1) First of all, it wasn't the Red Sea. The actual Hebrew expression referred to a reedy body of a water, likely the Bitter Lakes in Egypt.
2) The idea that the sea was "parted" is a rather late version of the story, and one likely influenced by the Chaoskampf myth (cf. especially Isaiah 51:9-10 which directly relates the two together). The older verison of the story in the Song of the Sea (Exodus 15) does not claim that the waters were divided; they instead were heaped up and piled together, as if they were dammed up.
3) The story is not that the Jews were slaves in Egypt because they had done anything wrong. They were slaves because a new king arose who did not know of the Jews' privilege with the former pharaoh.
4) There was a guy thirty years ago who suggested that a tsunami caused the miracle at the sea.

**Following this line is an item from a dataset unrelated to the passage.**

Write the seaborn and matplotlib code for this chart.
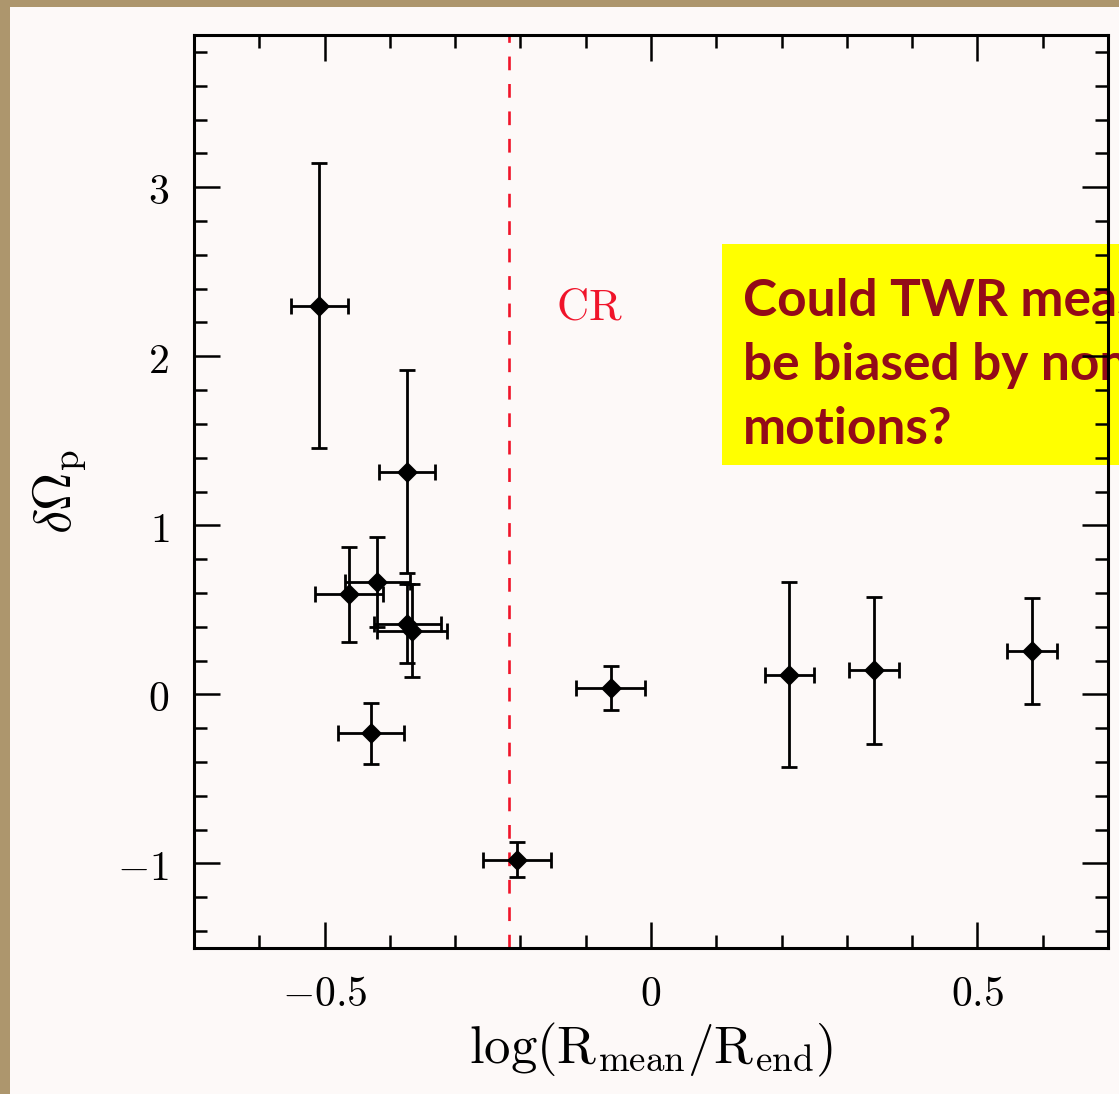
import matplotlib
matplotlib.use("Agg")
import matplotlib.pyplot as plt
from matplotlib.patches import Rectangle
from matplotlib.ticker import MultipleLocator, FixedLocator, FixedFormatter
import numpy as np
import pandas as pd
import seaborn as sns

# Pattern-speed offsets against the radial position of each measurement
log_r = [-0.508, -0.374, -0.463, -0.419, -0.373, -0.366, -0.429, -0.205, -0.062, 0.212, 0.342, 0.584]
d_omega = [2.30, 1.316, 0.592, 0.665, 0.418, 0.375, -0.229, -0.977, 0.037, 0.117, 0.142, 0.256]
log_r_err = [0.044, 0.043, 0.052, 0.050, 0.052, 0.053, 0.051, 0.052, 0.053, 0.038, 0.038, 0.038]
d_omega_err = [0.84, 0.60, 0.28, 0.265, 0.235, 0.275, 0.18, 0.104, 0.13, 0.545, 0.433, 0.312]

# Corotation radius marker
cr_position = -0.218

x_ticks = [-0.5, 0.0, 0.5]
x_tick_labels = [r"$-0.5$", r"$0$", r"$0.5$"]
y_ticks = [-1, 0, 1, 2, 3]
y_tick_labels = [r"$-1$", r"$0$", r"$1$", r"$2$", r"$3$"]

note_lines = ["Could TWR measurements", "be biased by non-circular", "motions?"]

df = pd.DataFrame({"log_r": log_r, "d_omega": d_omega})

sns.set_theme(style="ticks")
plt.rcParams["mathtext.fontset"] = "cm"
plt.rcParams["font.family"] = ["DejaVu Serif"]

W, H = 1119, 1094
fig = plt.figure(figsize=(W / 100, H / 100), dpi=100)
fig.patch.set_facecolor("#ad966d")

# light sheet behind the plot
fig.patches.append(Rectangle((10 / W, 0), 1 - 10 / W, 1 - 7 / H, transform=fig.transFigure,
                             facecolor="#fdf9f8", edgecolor="none", zorder=-3))
# yellow call-out box
fig.patches.append(Rectangle((722 / W, 1 - 465 / H), 1 - 722 / W, (465 - 244) / H,
                             transform=fig.transFigure, facecolor="#ffff00",
                             edgecolor="none", zorder=-2))
for i, line in enumerate(note_lines):
    fig.text(743 / W, 1 - (316 + 64 * i) / H, line, color="#930b18",
             fontsize=37, fontweight="bold", family=["Lato", "DejaVu Sans"],
             ha="left", va="baseline", zorder=-1)

ax = fig.add_axes([194 / W, 1 - 948 / H, (1108 - 194) / W, (948 - 35) / H])
ax.set_facecolor("none")

ax.axvline(cr_position, color="#f0142a", lw=1.9, dashes=(5.2, 5.2), zorder=1)
ax.text(-0.095, 2.29, r"$\mathrm{CR}$", color="#f0142a", fontsize=32,
        ha="center", va="center")

ax.errorbar(log_r, d_omega, xerr=log_r_err, yerr=d_omega_err, fmt="none",
            ecolor="black", elinewidth=2.0, capsize=6.0, capthick=2.0, zorder=3)
sns.scatterplot(data=df, x="log_r", y="d_omega", marker="D", s=115, color="black",
                edgecolor="black", linewidth=0, ax=ax, zorder=4)

ax.set_xlim(-0.7, 0.7)
ax.set_ylim(-1.5, 3.9)

ax.xaxis.set_major_locator(FixedLocator(x_ticks))
ax.xaxis.set_major_formatter(FixedFormatter(x_tick_labels))
ax.xaxis.set_minor_locator(MultipleLocator(0.1))
ax.yaxis.set_major_locator(FixedLocator(y_ticks))
ax.yaxis.set_major_formatter(FixedFormatter(y_tick_labels))
ax.yaxis.set_minor_locator(MultipleLocator(0.2))

ax.tick_params(which="both", direction="in", top=True, right=True, color="black",
               width=1.8, labelsize=30, pad=18, labelcolor="black")
ax.tick_params(which="major", length=19)
ax.tick_params(which="minor", length=9.5)
for s in ax.spines.values():
    s.set_linewidth(2.2)
    s.set_color("black")

ax.set_xlabel(r"$\log(\mathrm{R}_{\mathrm{mean}}/\mathrm{R}_{\mathrm{end}})$",
              fontsize=38, labelpad=4, color="black")
ax.set_ylabel(r"$\delta\Omega_{\mathrm{p}}$", fontsize=38, labelpad=20, color="black")

fig.savefig("out.png", dpi=100, facecolor=fig.get_facecolor())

His idea has not been accepted by historians and scholars, and it is geologically improbable. Moreover, the event thought to have caused the tsunami (the eruption of Santorini) probably did not occur at any of times suggested to have been the time of the Exodus.
Did it really happen?
Maybe. It's hard to tell. Some scholars take the early date of the Song of the Sea (determined by linguistic and stylistic evidence) as evidence of the historicity of the exodus. But this is rejected by many others, since the poem mentions things dating centuries later (such as the Temple in Exodus 15:17), so even tho it is early, it is not early enough. The narrative is even later, but appears to have details that fit well with the Nineteenth Dynasty (especially ch. 1 and 5), tho even these could be recalled or known later (and employed to embellish a fictional story). It should be recalled that Israel and Judah had people in the population whose ancestors left Eygpt in the Hyksos expulsion, others who were POWs pressed into slavery, and the land as a whole was under Eygptian control for centuries before Israel came into existence. So I have no doubt that some memories of a sojourn in Egypt and an escape from Egypt may ultimately have germs of historical basis, but my opinion is that the exodus story as a whole is a nationalistic legend that integrates memories and tales about two or three hundred years of oppression and individual exodus events, and which posits a single unifying event that explains how the nation came into existence.